Especially when downloading lots of genomes, it's always a good idea to run your command with the dryrun option (-n) first. This will print out what it's planning to do without doing it, so you can verify that it will do the right thing.

To collect a set of representative/reference genomes for a list of species, create a file of species-level taxon ids, one id per line, and pass that file to CorGE:

CorGE collect_genomes . --ncbi_species species_list.txt


If you don't care about rooting the final tree, you can specify --outgroup None. The pipeline will still use a midpoint algorithm to root the final tree, but the input to that step will be the unrooted tree.

To collect one genome for each species NCBI has, use the --all option:

CorGE collect_genomes /path/to/db --all

Suppose you want to create a strain level tree from some existing NCBI E. coli genomes and some that you have locally and then root that tree with a reference Clostridium botulinum genome. You create a list of the genome accessions you want to collect (same as species taxa, one accession per line in a text file) and run:

CorGE collect_genomes ecoli-db/ --ncbi_accessions accession_list.txt

This will collect each of those genomes and put them in ecoli-db/ (as well as grabbing Methanobrevibacter smithii in the outgroup dir, this will be overwritten by the next step). Next we need to get all the local files in there, but we need them to follow a couple rules: 1) only pairs of files will be collected so every nucleotide file should have a paired protein file with the same name (e.g. example.fna and example.faa) and 2) the annotations for the protein files should have a unique name as the first space-separated piece of the annotation and then corresponding sequences in the nucleotide files should have annotations that contain that name (e.g. first protein sequence is annotated with > example00001 description and so on and corresponding nucleotide sequence is annotated with > WXK40_example00001_DEADBEEF). Provided they are in compliance with the above and all in one directory run:

CorGE collect_genomes ecoli-db/ --local assembled-genomes/ --outgroup 1491

This should leave you with all your files organized into ecoli-db/protein, ecoli-db/nucleotide, and ecoli-db/outgroup directories.

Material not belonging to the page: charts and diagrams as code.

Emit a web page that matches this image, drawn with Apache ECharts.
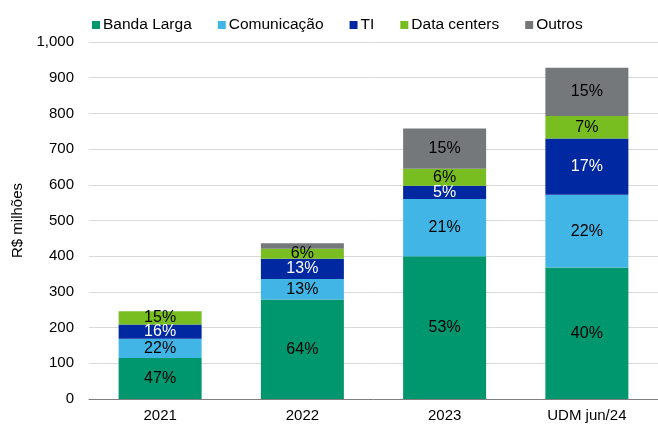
<!DOCTYPE html>
<html>
<head>
<meta charset="utf-8">
<script src="https://cdn.jsdelivr.net/npm/echarts@6/dist/echarts.min.js"></script>
<style>
  html, body { margin: 0; padding: 0; background: #fff; }
  #chart { width: 658px; height: 425px; }
</style>
</head>
<body>
<div id="chart"></div>
<script>
// data (R$ milhões)
var categories = ['2021', '2022', '2023', 'UDM jun/24'];
var bandaLarga = [115, 279, 400, 368];
var comunicacao = [54, 57, 160, 204];
var ti = [40, 57, 37, 158];
var dataCenters = [37, 28, 48, 63];
var outros = [0, 15, 113, 135];
var yTicks = [0, 100, 200, 300, 400, 500, 600, 700, 800, 900, 1000];

var seriesDefs = [
    { name: 'Banda Larga', data: bandaLarga, color: '#00966E', text: '#000' },
    { name: 'Comunicação', data: comunicacao, color: '#41B6E6', text: '#000' },
    { name: 'TI', data: ti, color: '#0028A0', text: '#fff' },
    { name: 'Data centers', data: dataCenters, color: '#78BE20', text: '#000' },
    { name: 'Outros', data: outros, color: '#75787B', text: '#000' }
];

var totals = categories.map(function (c, i) {
    return seriesDefs.reduce(function (s, d) { return s + d.data[i]; }, 0);
});

var chartDom = document.getElementById('chart');
var myChart = echarts.init(chartDom);
var option;

option = {
    animation: false,
    textStyle: { fontFamily: 'Liberation Sans, Arial, sans-serif' },
    legend: {
        top: 12,
        left: 87,
        itemWidth: 8,
        itemHeight: 8,
        itemGap: 26,
        icon: 'rect',
        textStyle: { fontSize: 15.5, color: '#000', padding: [0, 0, 0, -2] },
        data: seriesDefs.map(function (d) { return d.name; })
    },
    grid: {
        left: 89,
        top: 42,
        width: 576,
        height: 357,
        containLabel: false
    },
    xAxis: {
        type: 'category',
        data: categories,
        axisTick: { show: false },
        axisLine: { lineStyle: { color: '#7f7f7f', width: 1 } },
        axisLabel: { fontSize: 15, color: '#000', margin: 9 }
    },
    yAxis: {
        type: 'value',
        min: yTicks[0],
        max: yTicks[yTicks.length - 1],
        interval: 100,
        name: 'R$ milhões',
        nameLocation: 'middle',
        nameRotate: 90,
        nameGap: 57,
        nameTextStyle: { fontSize: 15, color: '#000' },
        axisLine: { show: false },
        axisTick: { show: false },
        axisLabel: {
            fontSize: 15,
            color: '#000',
            margin: 15,
            formatter: function (v) { return v.toLocaleString('en-US'); }
        },
        splitLine: { lineStyle: { color: '#d9d9d9', width: 1 } }
    },
    series: seriesDefs.map(function (d) {
        return {
            name: d.name,
            type: 'bar',
            stack: 'total',
            barWidth: 83,
            data: d.data,
            itemStyle: { color: d.color },
            label: {
                show: true,
                position: 'inside',
                fontSize: 16,
                color: d.text,
                formatter: function (p) {
                    var pct = Math.round(p.value / totals[p.dataIndex] * 100);
                    return pct >= 5 ? pct + '%' : '';
                }
            }
        };
    })
};

option && myChart.setOption(option);

window.onresize = function () {
    myChart.resize();
};
</script>
</body>
</html>
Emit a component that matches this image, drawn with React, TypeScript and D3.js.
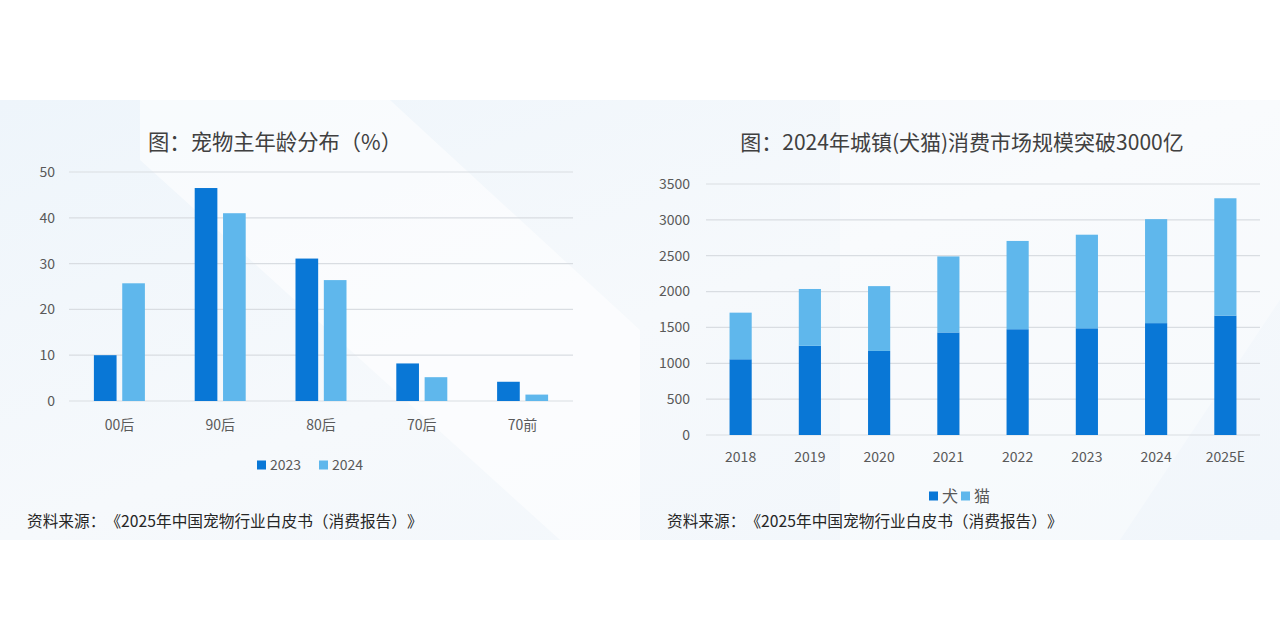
import React from "react";
import * as d3 from "d3";

// 宠物主年龄分布
const ageGroups = ["00后", "90后", "80后", "70后", "70前"];
const ageYears = ["2023", "2024"];
const age2023 = [10, 46.5, 31.1, 8.2, 4.2];
const age2024 = [25.7, 41.0, 26.4, 5.2, 1.4];
const ageTicks = [0, 10, 20, 30, 40, 50];

// 城镇犬猫消费市场规模（亿元）
const marketYears = ["2018", "2019", "2020", "2021", "2022", "2023", "2024", "2025E"];
const marketSeries = ["犬", "猫"];
const dogValues = [1056, 1244, 1172, 1430, 1475, 1488, 1560, 1665];
const catValues = [650, 792, 904, 1060, 1231, 1305, 1450, 1636];
const marketTicks = [0, 500, 1000, 1500, 2000, 2500, 3000, 3500];

const sourceText = "资料来源：《2025年中国宠物行业白皮书（消费报告）》";

const DARK = "#0977d6";
const LIGHT = "#5fb7ec";
const GRID = "#d9dde2";
const LABEL = "#595959";
const FONT = "'Noto Sans CJK SC', 'Noto Sans', sans-serif";

const AgeChart = () => {
  const x = d3.scaleBand().domain(ageGroups).range([69, 573]);
  const inner = d3.scaleBand().domain(ageYears).range([0, 51]).paddingInner(0.2);
  const y = d3.scaleLinear().domain([0, 50]).range([401, 172]);
  const values = [age2023, age2024];
  const colors = [DARK, LIGHT];

  return (
    <g>
      <text x={275} y={150} textAnchor="middle" fontSize={21.3} fill="#404040">
        图：宠物主年龄分布（%）
      </text>
      {ageTicks.map((t) => (
        <g key={t}>
          <line x1={69} x2={573} y1={y(t)} y2={y(t)} stroke={GRID} strokeWidth={1.2} />
          <text x={55} y={y(t)} dy="0.35em" textAnchor="end" fontSize={14} fill={LABEL}>
            {t}
          </text>
        </g>
      ))}
      {ageGroups.map((g, i) => {
        const cx = x(g)! + x.bandwidth() / 2;
        return (
          <g key={g}>
            {ageYears.map((s, j) => (
              <rect
                key={s}
                x={cx - 25.5 + inner(s)!}
                y={y(values[j][i])}
                width={inner.bandwidth()}
                height={y(0) - y(values[j][i])}
                fill={colors[j]}
              />
            ))}
            <text x={cx} y={425} dy="0.35em" textAnchor="middle" fontSize={14} fill={LABEL}>
              {g}
            </text>
          </g>
        );
      })}
      {ageYears.map((s, j) => (
        <g key={s} transform={`translate(${257 + j * 62},465)`}>
          <rect x={0} y={-4.5} width={9} height={9} fill={colors[j]} />
          <text x={13} y={0} dy="0.35em" fontSize={14} fill={LABEL}>
            {s}
          </text>
        </g>
      ))}
    </g>
  );
};

const MarketChart = () => {
  const x = d3.scaleBand().domain(marketYears).range([706, 1260]).paddingInner(0.68).paddingOuter(0.34);
  const y = d3.scaleLinear().domain([0, 3500]).range([435, 184]);
  const stacked = d3.stack<number>().keys(["0", "1"]).value((i, k) => (k === "0" ? dogValues[i] : catValues[i]))(
    marketYears.map((_, i) => i)
  );
  const colors = [DARK, LIGHT];

  return (
    <g>
      <text x={962} y={150} textAnchor="middle" fontSize={21} fill="#404040">
        图：2024年城镇(犬猫)消费市场规模突破3000亿
      </text>
      {marketTicks.map((t) => (
        <g key={t}>
          <line x1={706} x2={1260} y1={y(t)} y2={y(t)} stroke={GRID} strokeWidth={1.2} />
          <text x={690} y={y(t)} dy="0.35em" textAnchor="end" fontSize={14} fill={LABEL}>
            {t}
          </text>
        </g>
      ))}
      {stacked.map((layer, j) =>
        layer.map((d, i) => (
          <rect
            key={`${j}-${i}`}
            x={x(marketYears[i])}
            y={y(d[1])}
            width={x.bandwidth()}
            height={y(d[0]) - y(d[1])}
            fill={colors[j]}
          />
        ))
      )}
      {marketYears.map((yr) => (
        <text
          key={yr}
          x={x(yr)! + x.bandwidth() / 2}
          y={457}
          dy="0.35em"
          textAnchor="middle"
          fontSize={14}
          fill={LABEL}
        >
          {yr}
        </text>
      ))}
      {marketSeries.map((s, j) => (
        <g key={s} transform={`translate(${929 + j * 32},496)`}>
          <rect x={0} y={-4.5} width={9} height={9} fill={colors[j]} />
          <text x={13} y={0} dy="0.35em" fontSize={16} fill={LABEL}>
            {s}
          </text>
        </g>
      ))}
    </g>
  );
};

export default function App() {
  return (
    <svg
      width={1280}
      height={640}
      style={{
        position: "absolute",
        left: 0,
        top: 0,
        fontFamily: FONT,
        textSpacingTrim: "space-all",
      } as React.CSSProperties}
    >
      <defs>
        <linearGradient id="panel" x1="0" y1="0" x2="1" y2="1">
          <stop offset="0" stopColor="#eef5fb" />
          <stop offset="0.5" stopColor="#f6f9fc" />
          <stop offset="1" stopColor="#f1f6fb" />
        </linearGradient>
      </defs>
      <rect width={1280} height={640} fill="#ffffff" />
      <rect x={0} y={100} width={1280} height={440} fill="url(#panel)" />
      <polygon points="140,100 390,100 640,330 640,540 560,540 140,160" fill="#ffffff" opacity={0.55} />
      <polygon points="840,100 1280,100 1280,300 1120,540 840,540" fill="#ffffff" opacity={0.35} />
      <AgeChart />
      <MarketChart />
      <text x={27} y={522} dy="0.35em" fontSize={15.7} fill="#262626">
        {sourceText}
      </text>
      <text x={667} y={522} dy="0.35em" fontSize={15.7} fill="#262626">
        {sourceText}
      </text>
    </svg>
  );
}
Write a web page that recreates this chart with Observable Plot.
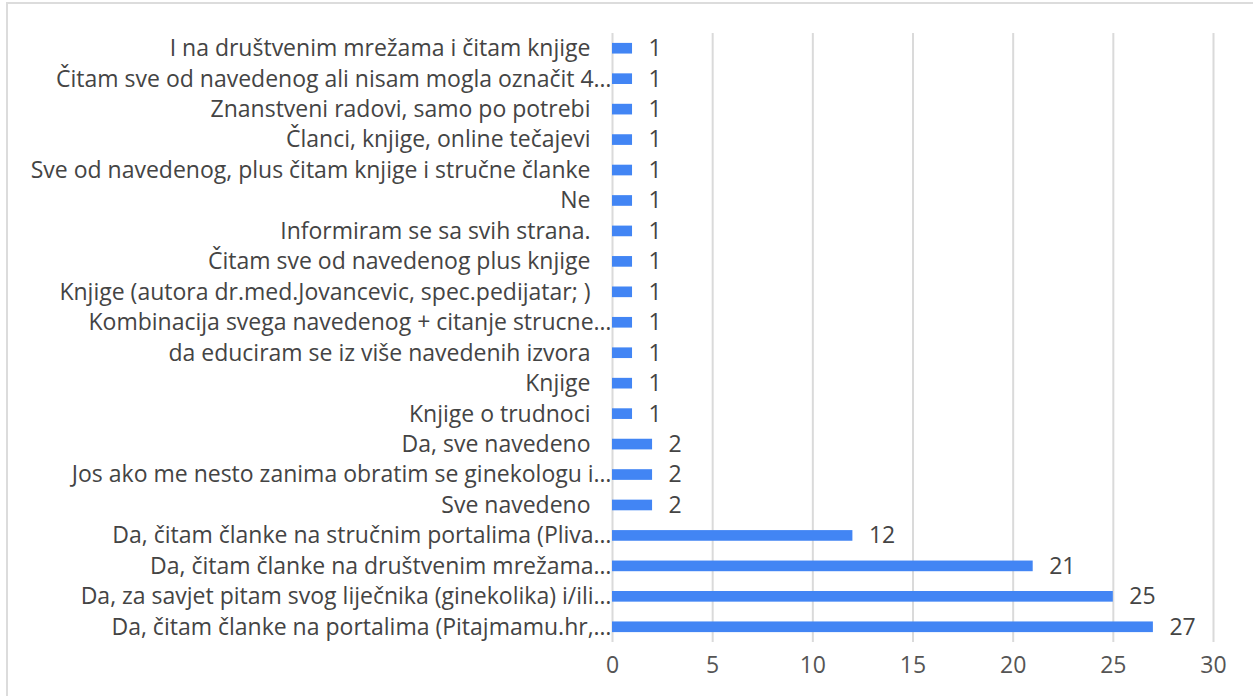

You could also do this all in one command CorGE collect_genomes ecoli-db/ --ncbi_accessions accession_list.txt --local assembled-genomes/ --outgroup 1491

To curate genes for a multi-species bacteria tree run:

CorGE extract_genes /path/to/db

Continuing the example from the last section, to curate genes for this strain level E. coli tree, run:

CorGE extract_genes ecoli-db/ --type nucl --name strain

This will prepare you to build a nucleotide based tree of E. coli strains where the leaf names will be either the strain name (if it came from NCBI) or the file name (if it was local).